Gen. Martin Dempsey, chairman of the Joint Chiefs of Staff: “I can’t answer that, what we’re seeking.” — Senate hearing on the use of force in Syria, Sept. 3
We have a problem. The president proposes attacking Syria, and his top military officer cannot tell you the objective. Does the commander in chief know his own objective? Why, yes. “A shot across the bow,” explained Barack Obama.
Now, a shot across the bow is a warning. Its purpose is to say: Cease and desist, or the next shot will sink you. But Obama has already told the world — and Bashar al-Assad in particular — that there will be no next shot. He has insisted time and again that the operation will be finite and highly limited. Take the shot, kill some fish, go home.
What then is the purpose? Dempsey hasn’t a clue, but Secretary of State John Kerry saysit will uphold and proclaim a norm and thus deter future use of chemical weapons. With a few Tomahawk missiles? Hitting sites that, thanks to the administration having leaked the target list, have already been scrubbed of important military assets?
This is risible. If anything, a pinprick from which Assad emerges unscathed would simply enhance his stature and vindicate his conduct.
Deterrence depends entirely on perception, and the perception in the Middle East is universal: Obama wants no part of Syria.
Assad has to go, says Obama, and then lifts not a finger for two years. Obama lays down a “red line,” and then ignores it. Shamed finally by a massive poison gas attack, he sends Kerry to make an impassioned case for righteous and urgent retaliation — and the very next day, Obama undermines everything by declaring an indefinite timeout to seek congressional approval.
This stunning zigzag, following months of hesitation, ambivalence, contradiction and studied delay, left our regional allies shocked and our enemies gleeful. I had strongly advocated going to Congress. But it was inconceivable that, instead of recalling Congress to emergency session, Obama would simply place everything in suspension while Congress finished its Labor Day barbecues and he flew off to Stockholm and St. Petersburg. So much for the fierce urgency of enforcing an international taboo and speaking for the dead children of Damascus.

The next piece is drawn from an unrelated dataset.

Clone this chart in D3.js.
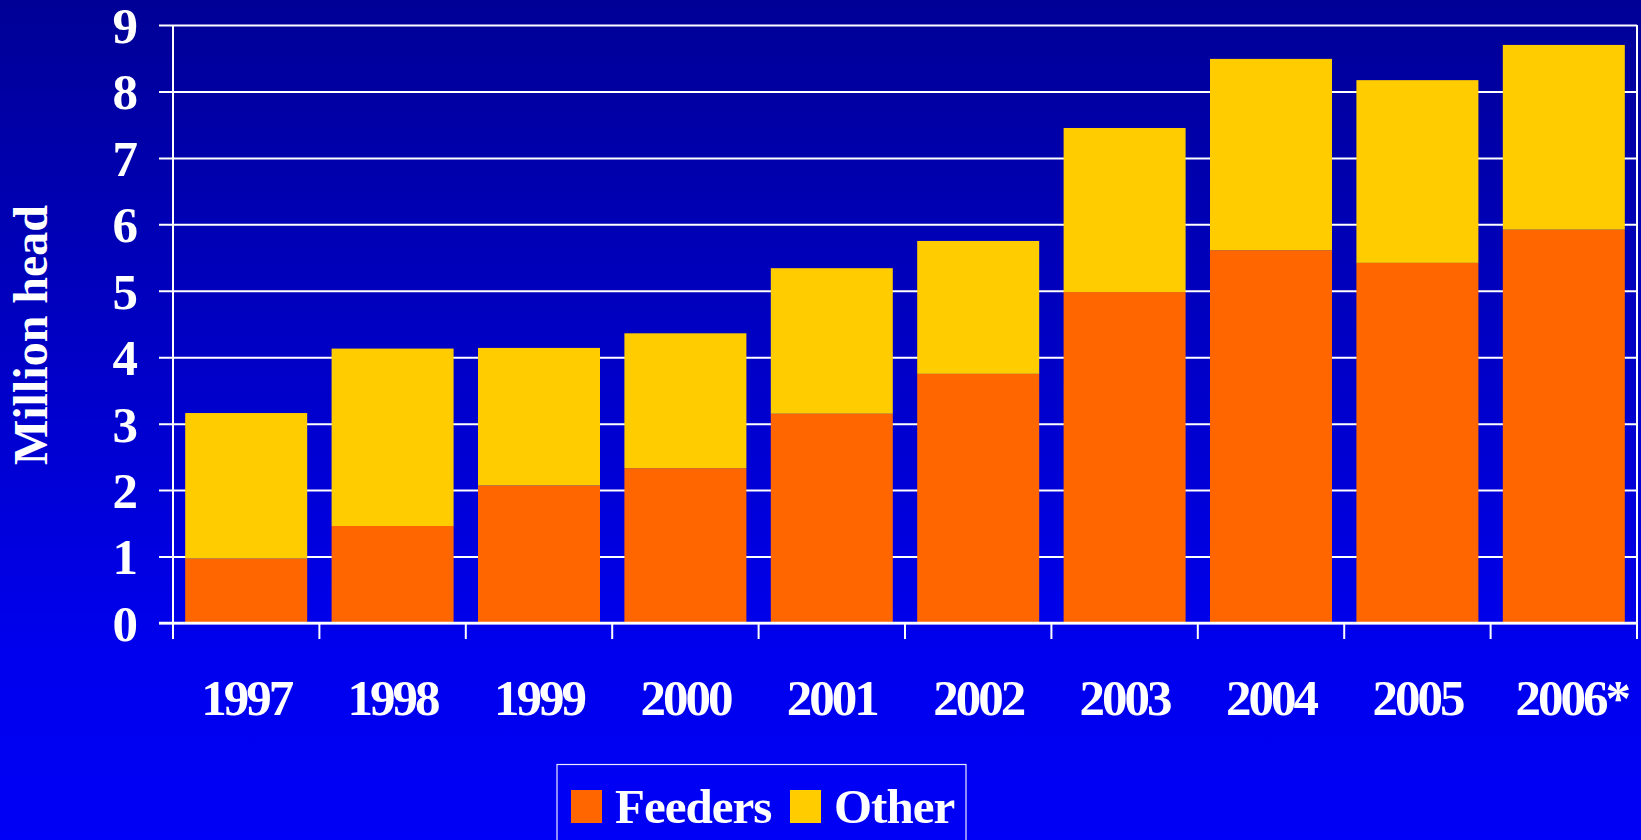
<!DOCTYPE html>
<html><head><meta charset="utf-8">
<script src="https://cdn.jsdelivr.net/npm/d3@7"></script>
<style>html,body{margin:0;padding:0;overflow:hidden;background:#0000f0}</style>
</head><body>
<script>
const years = ["1997","1998","1999","2000","2001","2002","2003","2004","2005","2006*"];
const feeders = [0.97,1.46,2.07,2.33,3.15,3.75,4.98,5.61,5.42,5.92];
const other   = [2.19,2.67,2.07,2.03,2.19,2.00,2.47,2.88,2.75,2.78];
const yTicks = [0,1,2,3,4,5,6,7,8,9];
const seriesNames = ["Feeders","Other"];
const seriesColors = ["#FF6600","#FFCC00"];

const W = 1641, H = 840;
const svg = d3.select("body").append("svg").attr("width", W).attr("height", H);
const defs = svg.append("defs");
const grad = defs.append("linearGradient").attr("id","bg").attr("x1",0).attr("y1",0).attr("x2",0).attr("y2",1);
grad.append("stop").attr("offset","0%").attr("stop-color","#000096");
grad.append("stop").attr("offset","78%").attr("stop-color","#0000ee");
grad.append("stop").attr("offset","100%").attr("stop-color","#0000f6");
svg.append("rect").attr("width",W).attr("height",H).attr("fill","url(#bg)");

const font = "'Liberation Serif','Times New Roman',serif";
const x0 = 173, x1 = 1637, yBot = 623, yTop = 25;
const x = d3.scaleBand().domain(years).range([x0, x1]).paddingInner(0.1667).paddingOuter(0.0833);
const y = d3.scaleLinear().domain([0, 9]).range([yBot, yTop]);

// gridlines + y ticks
const yAxis = d3.axisLeft(y).tickValues(yTicks).tickSize(-(x1 - x0)).tickSizeOuter(0).tickPadding(22).tickFormat(d3.format("d"));
const gy = svg.append("g").attr("transform", `translate(${x0},0)`).call(yAxis);
gy.select(".domain").remove();
gy.selectAll(".tick line").attr("stroke","#fff").attr("stroke-width",2).attr("x2", x1 - x0).attr("x1", -14);
gy.selectAll(".tick text").attr("fill","#fff").attr("font-family",font).attr("font-weight","bold")
  .attr("font-size",51).attr("x",-35).attr("dy","0.34em");

// stacked bars
const stackData = years.map((yr,i)=>({year:yr, Feeders:feeders[i], Other:other[i]}));
const stacked = d3.stack().keys(seriesNames)(stackData);
svg.append("g").selectAll("g").data(stacked).join("g")
  .attr("fill",(d,i)=>seriesColors[i])
  .selectAll("rect").data(d=>d).join("rect")
  .attr("x",d=>x(d.data.year)).attr("width",x.bandwidth())
  .attr("y",d=>y(d[1])).attr("height",d=>y(d[0])-y(d[1]));

// axis lines
svg.append("line").attr("x1",x0).attr("x2",x0).attr("y1",yTop).attr("y2",yBot+16).attr("stroke","#fff").attr("stroke-width",2);
svg.append("line").attr("x1",x1).attr("x2",x1).attr("y1",yTop).attr("y2",yBot+16).attr("stroke","#fff").attr("stroke-width",2);
svg.append("line").attr("x1",x0-14).attr("x2",x1).attr("y1",yBot).attr("y2",yBot).attr("stroke","#fff").attr("stroke-width",2.5);

// category ticks at band boundaries
const step = x.step();
svg.append("g").selectAll("line").data(d3.range(years.length+1)).join("line")
  .attr("x1",i=>x0+i*step).attr("x2",i=>x0+i*step).attr("y1",yBot).attr("y2",yBot+16)
  .attr("stroke","#fff").attr("stroke-width",2);

// category labels
svg.append("g").selectAll("text").data(years).join("text")
  .attr("x",d=>x(d)+x.bandwidth()/2 + (d.endsWith("*")?8:0)).attr("y",715)
  .attr("text-anchor","middle").attr("fill","#fff").attr("font-family",font).attr("font-weight","bold")
  .attr("font-size",51).attr("letter-spacing","-3px").text(d=>d);

// y title
svg.append("text").attr("transform","translate(47,335) rotate(-90)").attr("text-anchor","middle")
  .attr("fill","#fff").attr("font-family",font).attr("font-weight","bold").attr("font-size",48).text("Million head");

// legend
const lg = svg.append("g");
lg.append("rect").attr("x",557).attr("y",764.5).attr("width",409).attr("height",100)
  .attr("fill","none").attr("stroke","#e8e8ff").attr("stroke-width",1.2);
const legendX = [571, 790], textX = [615, 834];
seriesNames.forEach((n,i)=>{
  lg.append("rect").attr("x",legendX[i]).attr("y",790).attr("width",31).attr("height",33).attr("fill",seriesColors[i]);
  lg.append("text").attr("x",textX[i]).attr("y",822.5).attr("fill","#fff").attr("font-family",font)
    .attr("font-weight","bold").attr("font-size",49).attr("letter-spacing","-1px").text(n);
});
</script>
</body></html>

Here’s how deterrence works in the Middle East. Syria, long committed to the destruction of Israel, has not engaged Israel militarily in 30 years. Why? Because it recognizes Israel as a serious adversary with serious policies.
This year alone, Israel has four times conducted airstrikes in Syria. No Syrian response. How did Israel get away with it? Israel had announced that it would not tolerate Assad acquiring or transferring to Hezbollah advanced weaponry. No grandiloquent speeches by the Israeli foreign minister. No leaked target lists. Indeed, the Israelis didn’t acknowledge the strikes even after they had carried them out. Unlike the American president, they have no interest in basking in perceived toughness. They care only about effect. They care about just one audience — the party to be deterred, namely Assad and his allies.